There’s a point in leadership where you realize your choices don’t just shape the business—they shape your team members personally. I felt this clearly as my business grew from just me in 2013 to a team of 15 today, with a few more joining next month. At that stage, decisions aren’t abstract anymore. They directly affect the people who show up every day and trust you to lead well.
That shift changes how decisions feel. Direction, timing, and clarity stop being strategic exercises and start carrying real human weight.
Why Leadership Pressure Feels Heavier Than It Used To
The weight is real, especially when the business has more potential than it’s able to move on. This isn’t about a lack of ambition or effort.

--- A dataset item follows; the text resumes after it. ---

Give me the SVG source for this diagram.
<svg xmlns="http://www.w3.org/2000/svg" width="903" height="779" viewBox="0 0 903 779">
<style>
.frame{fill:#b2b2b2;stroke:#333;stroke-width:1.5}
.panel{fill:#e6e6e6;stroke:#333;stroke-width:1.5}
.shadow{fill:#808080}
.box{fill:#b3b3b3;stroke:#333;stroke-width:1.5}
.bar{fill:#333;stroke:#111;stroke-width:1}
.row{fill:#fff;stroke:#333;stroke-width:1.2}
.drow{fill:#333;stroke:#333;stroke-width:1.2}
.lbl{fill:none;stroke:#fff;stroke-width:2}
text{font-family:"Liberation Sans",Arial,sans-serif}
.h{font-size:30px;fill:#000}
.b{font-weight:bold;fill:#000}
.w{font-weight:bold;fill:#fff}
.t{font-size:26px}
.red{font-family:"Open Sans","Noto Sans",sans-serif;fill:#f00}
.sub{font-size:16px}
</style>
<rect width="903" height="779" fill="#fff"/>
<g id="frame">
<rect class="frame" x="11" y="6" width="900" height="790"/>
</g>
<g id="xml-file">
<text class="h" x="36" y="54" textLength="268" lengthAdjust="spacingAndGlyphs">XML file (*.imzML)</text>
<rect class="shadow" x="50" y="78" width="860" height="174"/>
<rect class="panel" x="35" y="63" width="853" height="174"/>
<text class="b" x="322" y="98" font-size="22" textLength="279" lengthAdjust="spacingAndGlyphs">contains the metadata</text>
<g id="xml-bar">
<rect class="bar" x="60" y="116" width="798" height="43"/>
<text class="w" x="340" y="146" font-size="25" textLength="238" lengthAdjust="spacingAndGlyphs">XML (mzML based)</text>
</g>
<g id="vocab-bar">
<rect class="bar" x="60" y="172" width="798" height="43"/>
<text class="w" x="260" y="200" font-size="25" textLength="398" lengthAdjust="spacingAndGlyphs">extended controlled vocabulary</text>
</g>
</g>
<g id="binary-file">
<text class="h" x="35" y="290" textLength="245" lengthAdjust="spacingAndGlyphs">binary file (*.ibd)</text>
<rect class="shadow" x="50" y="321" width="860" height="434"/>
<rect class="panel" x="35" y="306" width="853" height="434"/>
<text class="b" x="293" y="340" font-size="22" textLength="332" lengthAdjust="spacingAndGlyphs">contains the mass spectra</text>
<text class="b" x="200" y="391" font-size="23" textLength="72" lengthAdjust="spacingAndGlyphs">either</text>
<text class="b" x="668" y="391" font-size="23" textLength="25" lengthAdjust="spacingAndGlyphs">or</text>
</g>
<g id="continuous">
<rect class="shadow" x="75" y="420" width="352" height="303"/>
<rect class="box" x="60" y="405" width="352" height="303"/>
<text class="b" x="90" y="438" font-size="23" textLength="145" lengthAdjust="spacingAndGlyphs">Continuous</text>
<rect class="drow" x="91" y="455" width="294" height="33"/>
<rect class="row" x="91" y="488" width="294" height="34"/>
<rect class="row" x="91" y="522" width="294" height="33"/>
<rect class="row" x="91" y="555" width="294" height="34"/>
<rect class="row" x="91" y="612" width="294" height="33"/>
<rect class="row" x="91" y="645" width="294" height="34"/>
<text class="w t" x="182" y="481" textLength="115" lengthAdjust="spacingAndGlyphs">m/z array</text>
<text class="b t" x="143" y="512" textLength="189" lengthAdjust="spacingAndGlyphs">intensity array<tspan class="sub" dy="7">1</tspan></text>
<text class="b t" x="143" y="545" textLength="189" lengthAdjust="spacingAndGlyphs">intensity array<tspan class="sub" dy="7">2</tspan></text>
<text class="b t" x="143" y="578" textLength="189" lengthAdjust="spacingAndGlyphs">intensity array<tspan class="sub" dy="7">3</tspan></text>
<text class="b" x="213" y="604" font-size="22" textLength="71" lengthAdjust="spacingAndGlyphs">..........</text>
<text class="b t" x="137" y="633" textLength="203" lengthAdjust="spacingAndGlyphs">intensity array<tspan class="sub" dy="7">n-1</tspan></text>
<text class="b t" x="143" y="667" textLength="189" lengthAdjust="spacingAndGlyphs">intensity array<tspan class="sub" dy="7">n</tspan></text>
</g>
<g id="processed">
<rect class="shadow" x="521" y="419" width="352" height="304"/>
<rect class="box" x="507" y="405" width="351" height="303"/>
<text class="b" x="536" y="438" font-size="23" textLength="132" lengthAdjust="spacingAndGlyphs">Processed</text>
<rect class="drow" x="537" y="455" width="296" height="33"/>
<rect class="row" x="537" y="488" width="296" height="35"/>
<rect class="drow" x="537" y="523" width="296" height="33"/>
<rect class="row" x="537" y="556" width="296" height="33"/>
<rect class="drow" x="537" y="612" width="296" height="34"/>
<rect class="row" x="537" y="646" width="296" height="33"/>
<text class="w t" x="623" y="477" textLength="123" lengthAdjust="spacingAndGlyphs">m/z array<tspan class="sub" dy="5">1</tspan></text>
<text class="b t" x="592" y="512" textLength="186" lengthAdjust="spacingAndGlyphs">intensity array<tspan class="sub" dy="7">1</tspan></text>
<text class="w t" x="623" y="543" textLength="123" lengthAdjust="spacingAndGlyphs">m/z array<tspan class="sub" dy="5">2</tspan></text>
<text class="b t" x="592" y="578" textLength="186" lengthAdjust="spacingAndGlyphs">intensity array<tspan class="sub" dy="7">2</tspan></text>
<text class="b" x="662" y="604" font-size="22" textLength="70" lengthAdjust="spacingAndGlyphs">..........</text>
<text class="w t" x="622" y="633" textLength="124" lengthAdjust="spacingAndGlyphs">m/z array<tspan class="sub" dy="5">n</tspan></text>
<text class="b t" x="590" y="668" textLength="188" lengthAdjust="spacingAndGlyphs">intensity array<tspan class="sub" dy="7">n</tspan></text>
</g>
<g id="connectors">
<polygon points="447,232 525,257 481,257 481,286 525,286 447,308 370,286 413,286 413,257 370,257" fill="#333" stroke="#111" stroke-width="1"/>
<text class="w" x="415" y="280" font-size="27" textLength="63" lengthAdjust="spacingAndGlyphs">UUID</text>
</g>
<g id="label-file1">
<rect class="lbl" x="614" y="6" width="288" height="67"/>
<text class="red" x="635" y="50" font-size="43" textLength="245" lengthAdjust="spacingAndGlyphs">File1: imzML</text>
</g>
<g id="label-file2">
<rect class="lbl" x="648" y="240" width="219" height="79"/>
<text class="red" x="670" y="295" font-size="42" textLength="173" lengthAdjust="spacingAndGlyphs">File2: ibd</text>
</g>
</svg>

It’s the pressure that comes from knowing that delays, uncertainty, or unclear direction don’t just slow momentum—they affect leadership stability and the people depending on it.
Many leaders feel this before anything visibly breaks. The pressure shows up internally long before it shows up operationally.

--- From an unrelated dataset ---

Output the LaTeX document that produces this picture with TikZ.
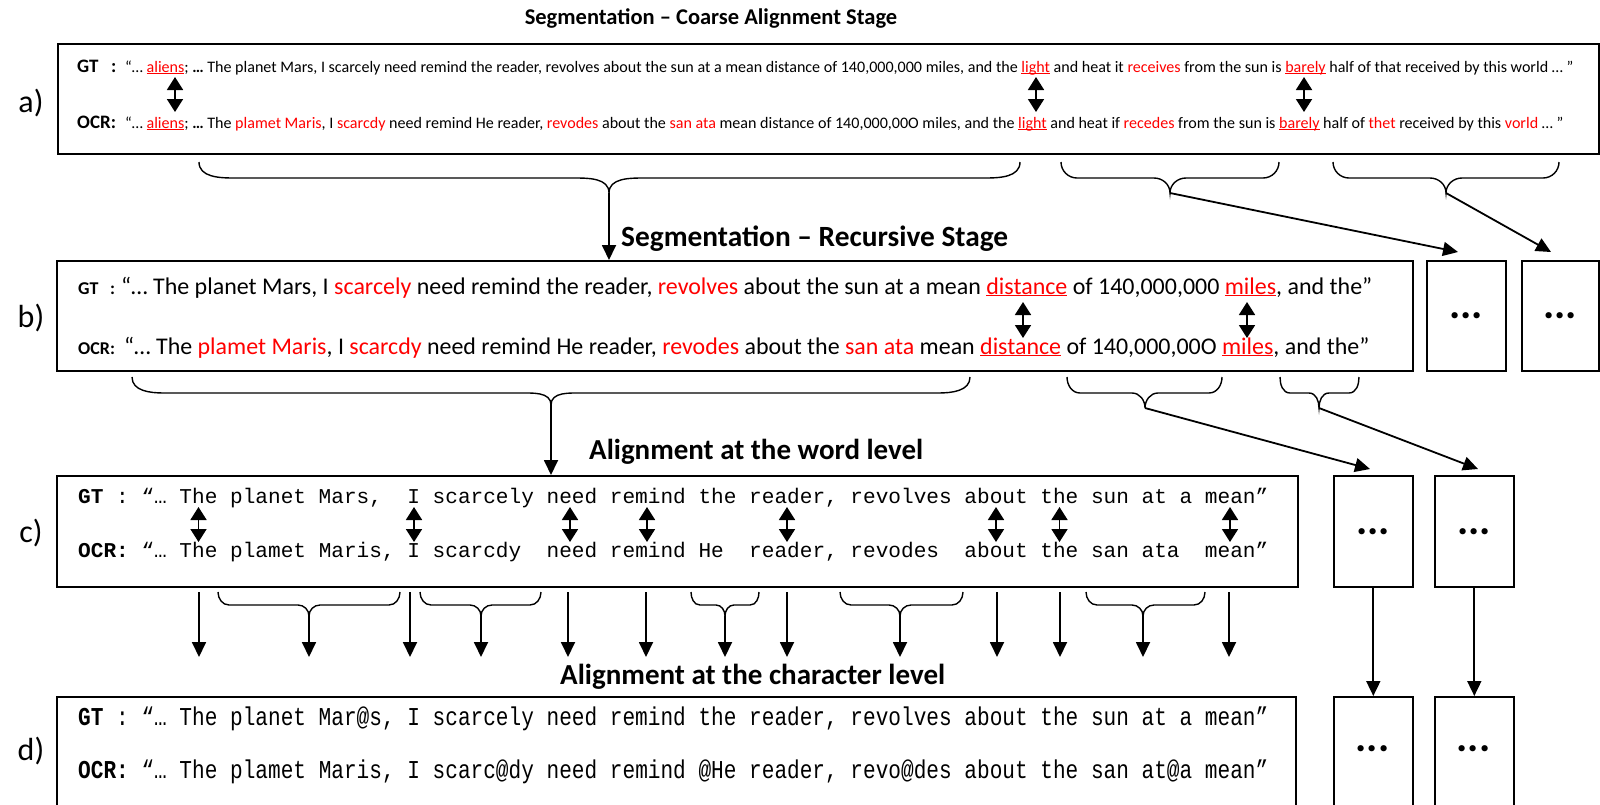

What I Hear From Consulting Leaders Every Week
When I sit down with my consulting clients, I hear the same deep care again and again. These leaders aren’t avoiding decisions. They’re trying to be responsible with them. They care deeply about their people, their culture, and the consequences of getting it wrong.

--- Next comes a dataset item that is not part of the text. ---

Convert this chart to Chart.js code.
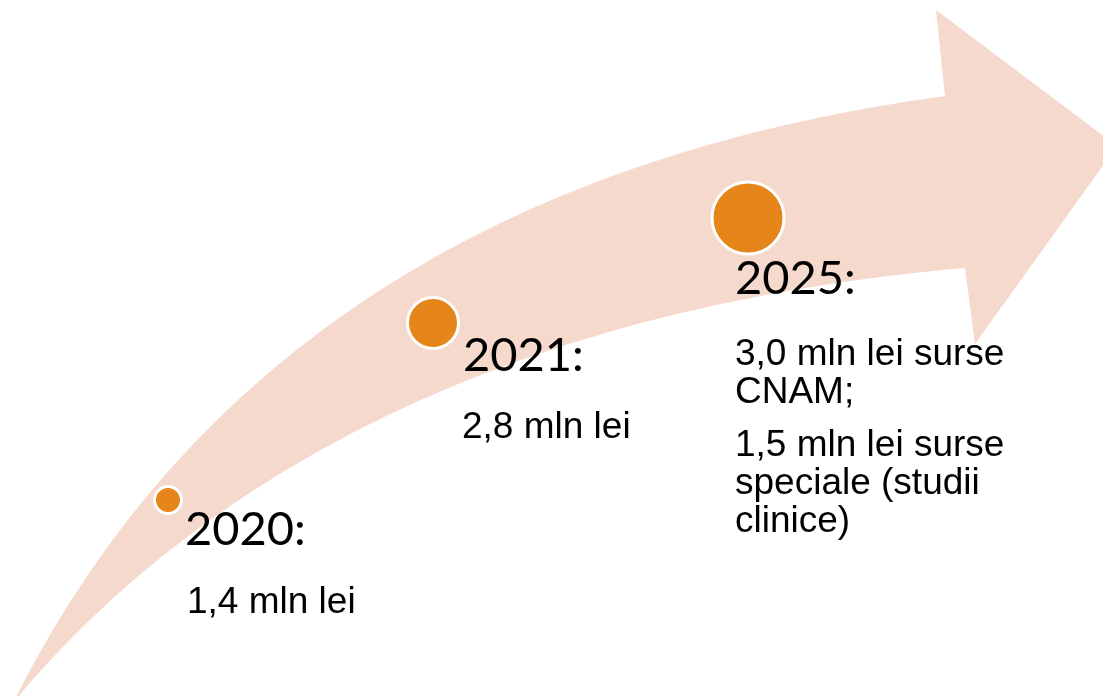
<!DOCTYPE html>
<html>
<head>
<meta charset="utf-8">
<script src="https://cdn.jsdelivr.net/npm/chart.js@4.4.1/dist/chart.umd.min.js"></script>
<style>
  html, body { margin: 0; padding: 0; background: #fff; }
  #wrap { width: 1103px; height: 696px; }
</style>
</head>
<body>
<div id="wrap"><canvas id="timeline"></canvas></div>
<script>
// Funding timeline (mln lei)
const years = ['2020', '2021', '2025']
const amounts = [1.4, 2.8, 4.5]
const details = [
  ['1,4 mln lei'],
  ['2,8 mln lei'],
  ['3,0 mln lei surse', 'CNAM;', '', '1,5 mln lei surse', 'speciale (studii', 'clinice)']
]

// Layout (in scale units, x right / y down, same size as the canvas)
const markerX = [168, 433, 748]
const markerY = [500, 323, 218]
const markerRadius = [13.5, 25.5, 36]
const titlePos = [[185, 545], [463, 371], [735, 294]]
const detailPos = [[187, 613], [462, 438], [735, 365]]

const arrowColor = '#F6D9CD'
const dotColor = '#E6851A'

// Big curved arrow behind the markers
const arrowPlugin = {
  id: 'arrow',
  beforeDatasetsDraw(chart) {
    const { ctx, scales: { x, y } } = chart
    const p = (a, b) => [x.getPixelForValue(a), y.getPixelForValue(b)]
    ctx.save()
    ctx.fillStyle = arrowColor
    ctx.beginPath()
    let q = p(13, 703)
    ctx.moveTo(q[0], q[1])
    let c = p(270, 188)
    q = p(945, 96)
    ctx.quadraticCurveTo(c[0], c[1], q[0], q[1])
    q = p(936, 10); ctx.lineTo(q[0], q[1])
    q = p(1117, 146); ctx.lineTo(q[0], q[1])
    q = p(975, 344); ctx.lineTo(q[0], q[1])
    q = p(965, 268); ctx.lineTo(q[0], q[1])
    // lower edge back to the tail
    const c1 = p(600, 300)
    const c2 = p(250, 420)
    q = p(13, 703)
    ctx.bezierCurveTo(c1[0], c1[1], c2[0], c2[1], q[0], q[1])
    ctx.closePath()
    ctx.fill()
    ctx.restore()
  }
}

// Year titles and amounts next to each marker
const labelPlugin = {
  id: 'labels',
  afterDatasetsDraw(chart) {
    const { ctx, scales: { x, y } } = chart
    ctx.save()
    ctx.fillStyle = '#000'
    ctx.textBaseline = 'alphabetic'
    ctx.textAlign = 'left'
    years.forEach((yr, i) => {
      ctx.font = '47px Lato'
      ctx.fillText(yr + ':', x.getPixelForValue(titlePos[i][0]), y.getPixelForValue(titlePos[i][1]))
      ctx.font = '37px "Liberation Sans"'
      let ly = detailPos[i][1]
      details[i].forEach((line) => {
        if (line === '') {
          ly += 15
          return
        }
        ctx.fillText(line, x.getPixelForValue(detailPos[i][0]), y.getPixelForValue(ly))
        ly += 38
      })
    })
    ctx.restore()
  }
}

const ctx = document.getElementById('timeline').getContext('2d')
new Chart(ctx, {
  type: 'bubble',
  data: {
    labels: years,
    datasets: [
      {
        label: 'mln lei',
        data: years.map((yr, i) => ({ x: markerX[i], y: markerY[i], v: amounts[i] })),
        radius: (c) => markerRadius[c.dataIndex],
        backgroundColor: dotColor,
        borderColor: '#ffffff',
        borderWidth: 3,
        clip: false
      }
    ]
  },
  options: {
    responsive: true,
    maintainAspectRatio: false,
    animation: false,
    events: [],
    layout: { padding: 0, autoPadding: false },
    plugins: {
      legend: { display: false },
      tooltip: { enabled: false }
    },
    scales: {
      x: { type: 'linear', min: 0, max: 1103, display: false },
      y: { type: 'linear', min: 0, max: 696, reverse: true, display: false }
    }
  },
  plugins: [arrowPlugin, labelPlugin]
})
</script>
</body>
</html>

More often than not, what they’re carrying is one unresolved area that’s putting more pressure on them than it should. Not because it’s unsolvable—but because it hasn’t been fully clarified yet.
The Pause That Creates Forward Movement
In those moments, I encourage a pause—not to stall progress, but to get precise. Clarity reduces pressure. Alignment restores steadiness. Even a short, intentional pause can change how leadership feels.
Here are three practical ways to do that this week:
- Identify the decision you’ve been carrying longer than you want, not because you’re unsure, but because the outcome truly matters.
- Notice where the business feels heavier than it should and ask whether that weight is coming from complexity—or from a lack of clarity.
- Set aside one focused hour to clarify the single area where better alignment would immediately reduce pressure for you and your team.
Reframing Hesitation
What often gets labeled as hesitation is actually responsibility. It’s care for people, outcomes, and long-term consequences showing up as caution. Teams don’t need leaders to move faster. They need leaders who can move clearly and steadily.
The work isn’t just making decisions. It’s creating enough clarity that leadership becomes sustainable again.